_What you have to do_: Would you retype, exactly and without the pictures, the lines between the line holding "Write a LaTeX" and the line holding "(ipv6) at (655,74)", inclusive, and nothing else?

_Listing_:
★ ★ ★ ★ ★

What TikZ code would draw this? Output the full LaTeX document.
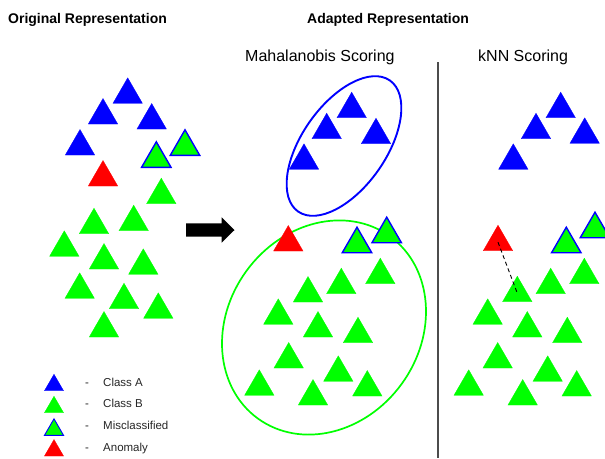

★ ★ ★ ★ ★

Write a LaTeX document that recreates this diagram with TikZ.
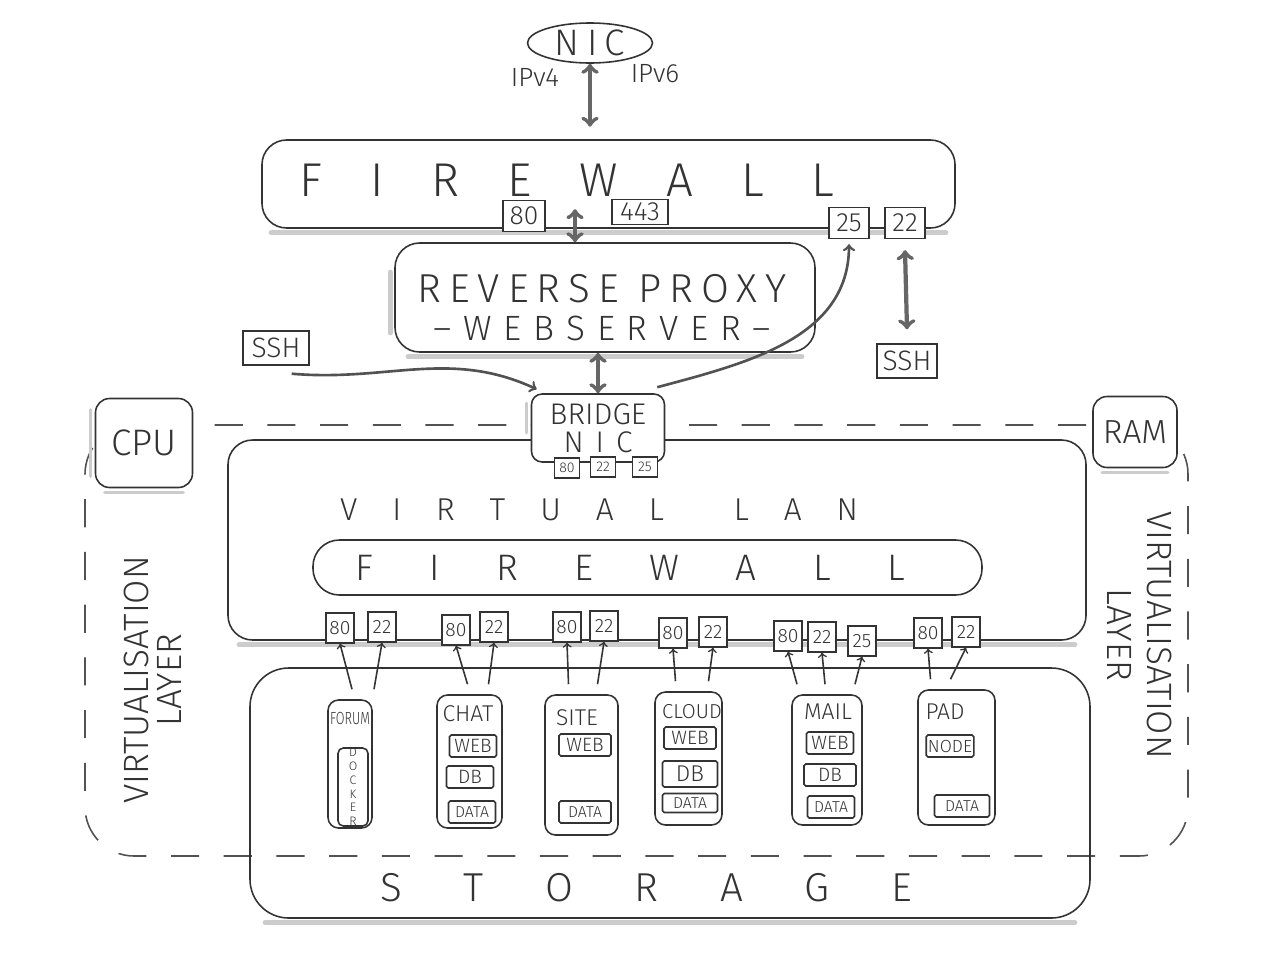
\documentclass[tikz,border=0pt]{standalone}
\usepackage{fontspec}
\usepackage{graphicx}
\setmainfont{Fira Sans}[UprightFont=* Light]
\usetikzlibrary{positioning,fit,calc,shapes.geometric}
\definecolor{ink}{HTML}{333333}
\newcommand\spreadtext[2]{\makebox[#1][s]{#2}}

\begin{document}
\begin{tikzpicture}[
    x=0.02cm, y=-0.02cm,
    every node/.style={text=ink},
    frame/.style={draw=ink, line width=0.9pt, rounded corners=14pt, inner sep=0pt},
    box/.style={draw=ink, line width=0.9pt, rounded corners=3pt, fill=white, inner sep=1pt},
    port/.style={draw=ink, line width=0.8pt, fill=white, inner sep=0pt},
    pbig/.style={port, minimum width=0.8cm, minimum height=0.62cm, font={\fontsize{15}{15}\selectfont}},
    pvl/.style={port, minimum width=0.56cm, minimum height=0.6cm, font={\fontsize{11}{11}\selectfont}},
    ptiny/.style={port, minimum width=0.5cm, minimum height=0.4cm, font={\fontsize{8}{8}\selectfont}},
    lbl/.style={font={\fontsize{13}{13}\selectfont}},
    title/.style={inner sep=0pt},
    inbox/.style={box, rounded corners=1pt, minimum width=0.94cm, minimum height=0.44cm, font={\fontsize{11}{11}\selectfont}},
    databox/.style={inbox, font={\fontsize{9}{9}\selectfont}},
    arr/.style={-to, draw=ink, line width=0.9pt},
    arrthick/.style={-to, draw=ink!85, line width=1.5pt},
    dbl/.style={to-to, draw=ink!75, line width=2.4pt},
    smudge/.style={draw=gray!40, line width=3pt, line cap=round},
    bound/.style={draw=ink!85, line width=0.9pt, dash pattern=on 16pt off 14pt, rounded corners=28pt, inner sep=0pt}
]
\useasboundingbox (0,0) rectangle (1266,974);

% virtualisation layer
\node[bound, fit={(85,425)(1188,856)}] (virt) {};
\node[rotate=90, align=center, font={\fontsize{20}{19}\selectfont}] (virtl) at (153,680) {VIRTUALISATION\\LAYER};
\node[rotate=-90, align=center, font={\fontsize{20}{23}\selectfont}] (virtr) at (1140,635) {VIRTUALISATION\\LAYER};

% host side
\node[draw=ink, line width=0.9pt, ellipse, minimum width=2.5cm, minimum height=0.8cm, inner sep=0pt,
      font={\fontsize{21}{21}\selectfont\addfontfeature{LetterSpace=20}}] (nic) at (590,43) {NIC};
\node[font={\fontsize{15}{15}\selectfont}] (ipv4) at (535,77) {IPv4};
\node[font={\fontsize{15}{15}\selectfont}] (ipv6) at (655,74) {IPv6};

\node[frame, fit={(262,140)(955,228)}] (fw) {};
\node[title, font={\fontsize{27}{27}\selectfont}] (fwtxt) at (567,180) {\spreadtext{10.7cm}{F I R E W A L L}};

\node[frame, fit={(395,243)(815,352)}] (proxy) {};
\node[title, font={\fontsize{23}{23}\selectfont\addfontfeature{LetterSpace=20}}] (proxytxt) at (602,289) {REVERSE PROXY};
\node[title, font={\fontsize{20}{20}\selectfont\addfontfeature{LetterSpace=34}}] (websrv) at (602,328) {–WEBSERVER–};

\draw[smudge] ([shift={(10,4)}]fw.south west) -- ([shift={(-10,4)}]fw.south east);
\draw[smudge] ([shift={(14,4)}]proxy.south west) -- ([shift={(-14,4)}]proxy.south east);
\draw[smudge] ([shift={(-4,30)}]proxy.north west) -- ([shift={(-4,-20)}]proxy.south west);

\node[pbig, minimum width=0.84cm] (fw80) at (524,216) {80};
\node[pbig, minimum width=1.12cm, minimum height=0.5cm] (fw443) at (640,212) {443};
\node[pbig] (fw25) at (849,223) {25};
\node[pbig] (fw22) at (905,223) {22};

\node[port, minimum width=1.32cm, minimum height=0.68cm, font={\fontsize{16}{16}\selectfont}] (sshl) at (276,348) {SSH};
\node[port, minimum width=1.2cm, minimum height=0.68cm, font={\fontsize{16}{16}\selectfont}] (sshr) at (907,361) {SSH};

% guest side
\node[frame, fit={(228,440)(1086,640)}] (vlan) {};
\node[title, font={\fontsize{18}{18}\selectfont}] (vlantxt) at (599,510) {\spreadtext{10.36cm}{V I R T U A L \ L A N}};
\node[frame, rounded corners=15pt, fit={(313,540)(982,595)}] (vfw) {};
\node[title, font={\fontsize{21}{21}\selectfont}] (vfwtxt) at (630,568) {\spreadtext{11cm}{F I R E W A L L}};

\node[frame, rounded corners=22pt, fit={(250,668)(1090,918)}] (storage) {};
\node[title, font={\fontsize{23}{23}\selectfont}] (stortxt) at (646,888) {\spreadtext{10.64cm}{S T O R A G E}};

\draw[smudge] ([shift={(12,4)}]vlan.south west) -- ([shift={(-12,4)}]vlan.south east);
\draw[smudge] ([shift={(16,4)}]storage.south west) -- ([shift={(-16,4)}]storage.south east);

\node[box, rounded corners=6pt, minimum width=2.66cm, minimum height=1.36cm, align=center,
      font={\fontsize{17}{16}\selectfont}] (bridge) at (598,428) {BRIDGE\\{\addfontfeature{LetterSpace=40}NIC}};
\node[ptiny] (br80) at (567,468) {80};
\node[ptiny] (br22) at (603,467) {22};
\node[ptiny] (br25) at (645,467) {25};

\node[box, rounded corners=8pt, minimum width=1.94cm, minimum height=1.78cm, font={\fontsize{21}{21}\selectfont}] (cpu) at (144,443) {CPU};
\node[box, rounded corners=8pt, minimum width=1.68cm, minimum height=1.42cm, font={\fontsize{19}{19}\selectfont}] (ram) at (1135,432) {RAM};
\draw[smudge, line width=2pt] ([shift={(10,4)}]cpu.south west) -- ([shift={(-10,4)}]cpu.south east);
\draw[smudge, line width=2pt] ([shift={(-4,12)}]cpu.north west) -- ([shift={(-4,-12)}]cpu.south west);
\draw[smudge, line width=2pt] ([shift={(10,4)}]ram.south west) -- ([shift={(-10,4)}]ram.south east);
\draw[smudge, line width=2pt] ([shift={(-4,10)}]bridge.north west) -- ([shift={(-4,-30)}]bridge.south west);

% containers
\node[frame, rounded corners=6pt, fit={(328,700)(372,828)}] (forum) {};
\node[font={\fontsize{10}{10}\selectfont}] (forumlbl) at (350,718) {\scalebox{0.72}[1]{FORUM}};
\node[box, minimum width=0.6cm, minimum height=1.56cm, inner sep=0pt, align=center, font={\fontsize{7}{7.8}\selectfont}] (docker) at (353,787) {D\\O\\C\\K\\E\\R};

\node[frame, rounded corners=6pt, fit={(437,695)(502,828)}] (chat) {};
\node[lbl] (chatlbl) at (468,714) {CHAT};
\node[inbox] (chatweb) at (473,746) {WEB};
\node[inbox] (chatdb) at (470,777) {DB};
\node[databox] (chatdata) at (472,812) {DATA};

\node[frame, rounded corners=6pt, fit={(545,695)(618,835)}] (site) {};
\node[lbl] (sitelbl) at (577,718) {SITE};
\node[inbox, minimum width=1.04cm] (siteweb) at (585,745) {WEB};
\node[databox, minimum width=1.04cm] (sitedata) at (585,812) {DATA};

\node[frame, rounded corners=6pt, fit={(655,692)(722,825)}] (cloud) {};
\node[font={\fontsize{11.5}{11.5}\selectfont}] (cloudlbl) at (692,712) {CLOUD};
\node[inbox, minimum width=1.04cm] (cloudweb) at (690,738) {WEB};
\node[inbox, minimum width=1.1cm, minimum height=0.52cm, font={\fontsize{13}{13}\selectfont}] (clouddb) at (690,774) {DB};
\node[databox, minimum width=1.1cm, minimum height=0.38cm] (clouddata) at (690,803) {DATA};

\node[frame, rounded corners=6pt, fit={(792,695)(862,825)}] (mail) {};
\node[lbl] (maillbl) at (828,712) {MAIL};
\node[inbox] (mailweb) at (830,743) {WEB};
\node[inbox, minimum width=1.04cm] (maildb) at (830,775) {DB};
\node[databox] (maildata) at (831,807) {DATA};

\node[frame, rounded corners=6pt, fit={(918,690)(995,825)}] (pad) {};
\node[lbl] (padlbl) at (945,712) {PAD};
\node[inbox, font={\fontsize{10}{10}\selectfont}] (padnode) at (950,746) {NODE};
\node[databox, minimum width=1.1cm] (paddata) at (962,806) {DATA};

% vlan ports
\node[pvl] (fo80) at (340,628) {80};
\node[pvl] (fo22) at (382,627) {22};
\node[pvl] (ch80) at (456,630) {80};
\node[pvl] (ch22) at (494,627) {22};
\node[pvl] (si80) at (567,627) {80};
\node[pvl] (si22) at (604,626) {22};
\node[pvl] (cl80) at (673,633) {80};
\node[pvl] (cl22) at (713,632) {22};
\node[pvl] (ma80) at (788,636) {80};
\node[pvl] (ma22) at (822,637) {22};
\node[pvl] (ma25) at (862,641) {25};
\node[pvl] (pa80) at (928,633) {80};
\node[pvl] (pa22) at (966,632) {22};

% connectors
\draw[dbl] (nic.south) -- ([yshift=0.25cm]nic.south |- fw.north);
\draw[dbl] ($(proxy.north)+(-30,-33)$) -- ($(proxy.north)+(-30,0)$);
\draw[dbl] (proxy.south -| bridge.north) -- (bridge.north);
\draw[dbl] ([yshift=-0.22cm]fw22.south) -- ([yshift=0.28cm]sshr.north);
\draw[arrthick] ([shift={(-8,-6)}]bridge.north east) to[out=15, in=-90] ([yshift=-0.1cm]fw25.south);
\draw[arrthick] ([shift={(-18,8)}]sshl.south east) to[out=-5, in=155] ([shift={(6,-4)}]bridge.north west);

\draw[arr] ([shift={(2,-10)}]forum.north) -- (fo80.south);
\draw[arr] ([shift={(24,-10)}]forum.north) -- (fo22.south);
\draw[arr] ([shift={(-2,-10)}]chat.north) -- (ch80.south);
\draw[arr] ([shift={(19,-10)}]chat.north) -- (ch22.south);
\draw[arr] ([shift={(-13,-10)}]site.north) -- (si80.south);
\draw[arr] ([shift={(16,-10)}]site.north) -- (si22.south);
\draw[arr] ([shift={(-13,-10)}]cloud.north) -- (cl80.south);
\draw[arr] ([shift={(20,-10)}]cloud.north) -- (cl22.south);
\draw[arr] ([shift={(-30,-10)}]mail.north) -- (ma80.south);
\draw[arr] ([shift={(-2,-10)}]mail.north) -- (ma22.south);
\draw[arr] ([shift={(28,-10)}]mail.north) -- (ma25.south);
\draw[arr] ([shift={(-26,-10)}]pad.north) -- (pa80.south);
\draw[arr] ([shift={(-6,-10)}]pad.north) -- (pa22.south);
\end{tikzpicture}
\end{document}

★ ★ ★ ★ ★

_Exercise answer_:
Write a LaTeX document that recreates this diagram with TikZ.
\documentclass[tikz,border=0pt]{standalone}
\usepackage{fontspec}
\usepackage{graphicx}
\setmainfont{Fira Sans}[UprightFont=* Light]
\usetikzlibrary{positioning,fit,calc,shapes.geometric}
\definecolor{ink}{HTML}{333333}
\newcommand\spreadtext[2]{\makebox[#1][s]{#2}}

\begin{document}
\begin{tikzpicture}[
    x=0.02cm, y=-0.02cm,
    every node/.style={text=ink},
    frame/.style={draw=ink, line width=0.9pt, rounded corners=14pt, inner sep=0pt},
    box/.style={draw=ink, line width=0.9pt, rounded corners=3pt, fill=white, inner sep=1pt},
    port/.style={draw=ink, line width=0.8pt, fill=white, inner sep=0pt},
    pbig/.style={port, minimum width=0.8cm, minimum height=0.62cm, font={\fontsize{15}{15}\selectfont}},
    pvl/.style={port, minimum width=0.56cm, minimum height=0.6cm, font={\fontsize{11}{11}\selectfont}},
    ptiny/.style={port, minimum width=0.5cm, minimum height=0.4cm, font={\fontsize{8}{8}\selectfont}},
    lbl/.style={font={\fontsize{13}{13}\selectfont}},
    title/.style={inner sep=0pt},
    inbox/.style={box, rounded corners=1pt, minimum width=0.94cm, minimum height=0.44cm, font={\fontsize{11}{11}\selectfont}},
    databox/.style={inbox, font={\fontsize{9}{9}\selectfont}},
    arr/.style={-to, draw=ink, line width=0.9pt},
    arrthick/.style={-to, draw=ink!85, line width=1.5pt},
    dbl/.style={to-to, draw=ink!75, line width=2.4pt},
    smudge/.style={draw=gray!40, line width=3pt, line cap=round},
    bound/.style={draw=ink!85, line width=0.9pt, dash pattern=on 16pt off 14pt, rounded corners=28pt, inner sep=0pt}
]
\useasboundingbox (0,0) rectangle (1266,974);

% virtualisation layer
\node[bound, fit={(85,425)(1188,856)}] (virt) {};
\node[rotate=90, align=center, font={\fontsize{20}{19}\selectfont}] (virtl) at (153,680) {VIRTUALISATION\\LAYER};
\node[rotate=-90, align=center, font={\fontsize{20}{23}\selectfont}] (virtr) at (1140,635) {VIRTUALISATION\\LAYER};

% host side
\node[draw=ink, line width=0.9pt, ellipse, minimum width=2.5cm, minimum height=0.8cm, inner sep=0pt,
      font={\fontsize{21}{21}\selectfont\addfontfeature{LetterSpace=20}}] (nic) at (590,43) {NIC};
\node[font={\fontsize{15}{15}\selectfont}] (ipv4) at (535,77) {IPv4};
\node[font={\fontsize{15}{15}\selectfont}] (ipv6) at (655,74) {IPv6};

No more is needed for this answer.